From looking at the get_wiki function in nlputils it looks like the below line is probably triggering the error:

shutil.move(str(path/'text/AA/wiki_00'), str(path/name))

Check where the function downloaded your file and maybe modify get_wiki to point to that place…

Thank you! That line throws out the error. FileNotFoundError: [Errno 2] No such file or directory: 'C:\Users\\.fastai\data\viwiki\text\AA\wiki_00.

Wikipedia extractor does not work. As in I simply don’t see any files.
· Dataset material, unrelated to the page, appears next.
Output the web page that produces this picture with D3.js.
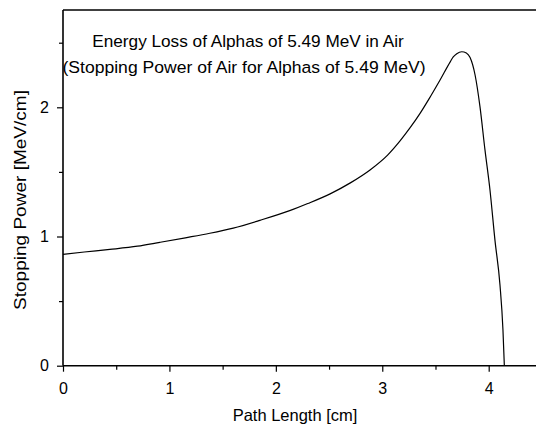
<!DOCTYPE html>
<html>
<head>
<meta charset="utf-8">
<script src="https://cdn.jsdelivr.net/npm/d3@7"></script>
<style>
  html, body { margin: 0; padding: 0; background: #fff; }
  svg { display: block; }
  text { font-family: "Liberation Sans", Arial, sans-serif; fill: #000; }
</style>
</head>
<body>
<svg id="chart" width="536" height="430"></svg>
<script>
// Data
const pathLength = [0, 0.2, 0.44, 0.7, 0.91, 1.15, 1.38, 1.6, 1.85, 2.13, 2.3, 2.51, 2.7, 2.885, 3.05, 3.167, 3.26, 3.355, 3.45, 3.543, 3.637, 3.667, 3.7, 3.747, 3.79, 3.825, 3.872, 3.918, 3.965, 4.012, 4.059, 4.106, 4.134, 4.147];
const stoppingPower = [0.862, 0.88, 0.90, 0.925, 0.955, 0.99, 1.025, 1.065, 1.125, 1.2, 1.255, 1.33, 1.415, 1.515, 1.63, 1.74, 1.84, 1.953, 2.08, 2.211, 2.35, 2.39, 2.415, 2.43, 2.42, 2.385, 2.25, 2.005, 1.67, 1.36, 0.97, 0.625, 0.277, 0];
const xMajorTicks = [0, 1, 2, 3, 4];
const xMinorTicks = [0.5, 1.5, 2.5, 3.5];
const yMajorTicks = [0, 1, 2];
const yMinorTicks = [0.5, 1.5, 2.5];
const titleLines = ["Energy Loss of Alphas of 5.49 MeV in Air", "(Stopping Power of Air for Alphas of 5.49 MeV)"];
const xTitle = "Path Length [cm]";
const yTitle = "Stopping Power [MeV/cm]";

const svg = d3.select("#chart");
const x0 = 63, y0 = 365.7, yTop = 10;
const x = d3.scaleLinear().domain([0, 4]).range([x0, 488.7]);
const y = d3.scaleLinear().domain([0, 2]).range([y0, 107.3]);

// minor ticks
svg.append("g").attr("transform", `translate(0,${y0})`)
  .call(d3.axisBottom(x).tickValues(xMinorTicks).tickSize(4).tickFormat(""))
  .call(g => g.select(".domain").remove())
  .selectAll("line").attr("stroke-width", 1.2);
svg.append("g").attr("transform", `translate(${x0},0)`)
  .call(d3.axisLeft(y).tickValues(yMinorTicks).tickSize(4).tickFormat(""))
  .call(g => g.select(".domain").remove())
  .selectAll("line").attr("stroke-width", 1.2);

// major axes
const xAxis = svg.append("g").attr("transform", `translate(0,${y0})`)
  .call(d3.axisBottom(x).tickValues(xMajorTicks).tickSize(6).tickPadding(11).tickFormat(d3.format("d")));
xAxis.select(".domain").remove();
xAxis.selectAll("line").attr("stroke-width", 1.2);
xAxis.selectAll("text").attr("font-size", 16).attr("font-family", "Liberation Sans, Arial, sans-serif");

const yAxis = svg.append("g").attr("transform", `translate(${x0},0)`)
  .call(d3.axisLeft(y).tickValues(yMajorTicks).tickSize(6).tickPadding(8).tickFormat(d3.format("d")));
yAxis.select(".domain").remove();
yAxis.selectAll("line").attr("stroke-width", 1.2);
yAxis.selectAll("text").attr("font-size", 16).attr("font-family", "Liberation Sans, Arial, sans-serif");

// frame lines (left, bottom, top)
svg.append("line").attr("x1", x0).attr("x2", 536).attr("y1", y0).attr("y2", y0).attr("stroke", "#000").attr("stroke-width", 1.6);
svg.append("line").attr("x1", x0).attr("x2", 536).attr("y1", yTop).attr("y2", yTop).attr("stroke", "#000").attr("stroke-width", 1.6);
svg.append("line").attr("x1", x0).attr("x2", x0).attr("y1", yTop).attr("y2", y0).attr("stroke", "#000").attr("stroke-width", 1.6);

// curve
const data = pathLength.map((d, i) => [d, stoppingPower[i]]);
svg.append("path").datum(data)
  .attr("fill", "none").attr("stroke", "#000").attr("stroke-width", 1.2)
  .attr("d", d3.line().x(d => x(d[0])).y(d => y(d[1])).curve(d3.curveMonotoneX));

// title
svg.append("text").attr("x", 248).attr("y", 47).attr("text-anchor", "middle").attr("font-size", 17.2).text(titleLines[0]);
svg.append("text").attr("x", 244).attr("y", 73).attr("text-anchor", "middle").attr("font-size", 17.2)
  .attr("textLength", 363).attr("lengthAdjust", "spacingAndGlyphs").text(titleLines[1]);

// axis titles
svg.append("text").attr("x", 295).attr("y", 421).attr("text-anchor", "middle").attr("font-size", 16.5).text(xTitle);
svg.append("text").attr("transform", "translate(26,200) rotate(-90)").attr("text-anchor", "middle")
  .attr("font-size", 16.5).attr("textLength", 220).attr("lengthAdjust", "spacingAndGlyphs").text(yTitle);
</script>
</body>
</html>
I tried setting a particular output file using -o and the file was empty.

This is the part within the get_wiki function I think is going wrong
with working_directory(path):
if not (path/‘wikiextractor’).exists(): os.system(‘git clone https://github.com/attardi/wikiextractor.git’)
print(“extracting…”)
os.system(“python wikiextractor/WikiExtractor.py -o - --debug --processes 4 --no_templates " +
f”–min_text_length 1800 --filter_disambig_pages --log_file log -b 100G -q {xml_fn}")
shutil.move(str(path/‘text/AA/wiki_00’), str(path/name))
shutil.rmtree(path/‘text’)
And I added an -o to control where it outputs and the file turned out to be empty.
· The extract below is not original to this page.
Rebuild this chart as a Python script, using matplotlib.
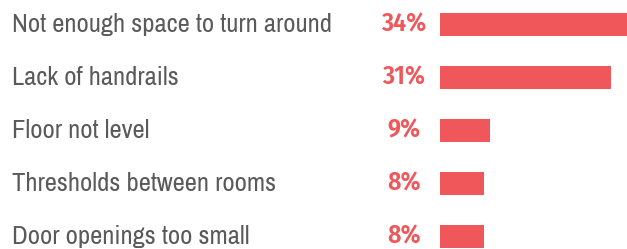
import matplotlib
matplotlib.use("Agg")
import matplotlib.pyplot as plt
import matplotlib.transforms as mtransforms

categories = ["Not enough space to turn around", "Lack of handrails", "Floor not level",
              "Thresholds between rooms", "Door openings too small"]
values = [34, 31, 9, 8, 8]
value_labels = ["34%", "31%", "9%", "8%", "8%"]

bar_color = "#ef575b"
text_color = "#5a5a5a"

label_fonts = ["Archivo Narrow", "Liberation Sans Narrow", "DejaVu Sans"]
pct_fonts = ["Fira Sans Condensed", "Liberation Sans Narrow", "DejaVu Sans"]

W, H = 627, 249
fig = plt.figure(figsize=(W / 100, H / 100), dpi=100)
ax = fig.add_axes([440 / W, 0, 187 / W, 1])

y = list(range(len(categories)))
ax.barh(y, values, height=0.434, color=bar_color, left=0)
ax.set_xlim(0, 34)
ax.set_ylim((H - 24.5) / 53, -24.5 / 53)
ax.axis("off")

# category names on the left, percentages centred in the gap before the bars
trans = mtransforms.blended_transform_factory(fig.transFigure, ax.transData)
for i, (cat, lab) in enumerate(zip(categories, value_labels)):
    ax.text(12 / W, i, cat, transform=trans, ha="left", va="center",
            fontsize=19.2, color=text_color, family=label_fonts, clip_on=False)
    ax.text(404 / W, i, lab, transform=trans, ha="center", va="center",
            fontsize=18.5, color=bar_color, family=pct_fonts, fontweight="semibold", clip_on=False)

fig.savefig("out.png", dpi=100)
I pulled the os.system statement outside to check if it’s doing it’s job and on my notebook, it simply printed 2.

No idea why it does that.

‘get_wiki’ seems to work for me, although working_directory was throwing an error so I just copied what it does explicitly:

#with working_directory(path):
prev_cwd = Path.cwd()
os.chdir(path)
if not (path/'wikiextractor').exists(): os.system('git clone https://github.com/attardi/wikiextractor.git')
print("extracting...")
os.system("python wikiextractor/WikiExtractor.py --processes 4 --no_templates " +
    f"--min_text_length 1800 --filter_disambig_pages --log_file log -b 100G -q {xml_fn}")
os.chdir(prev_cwd)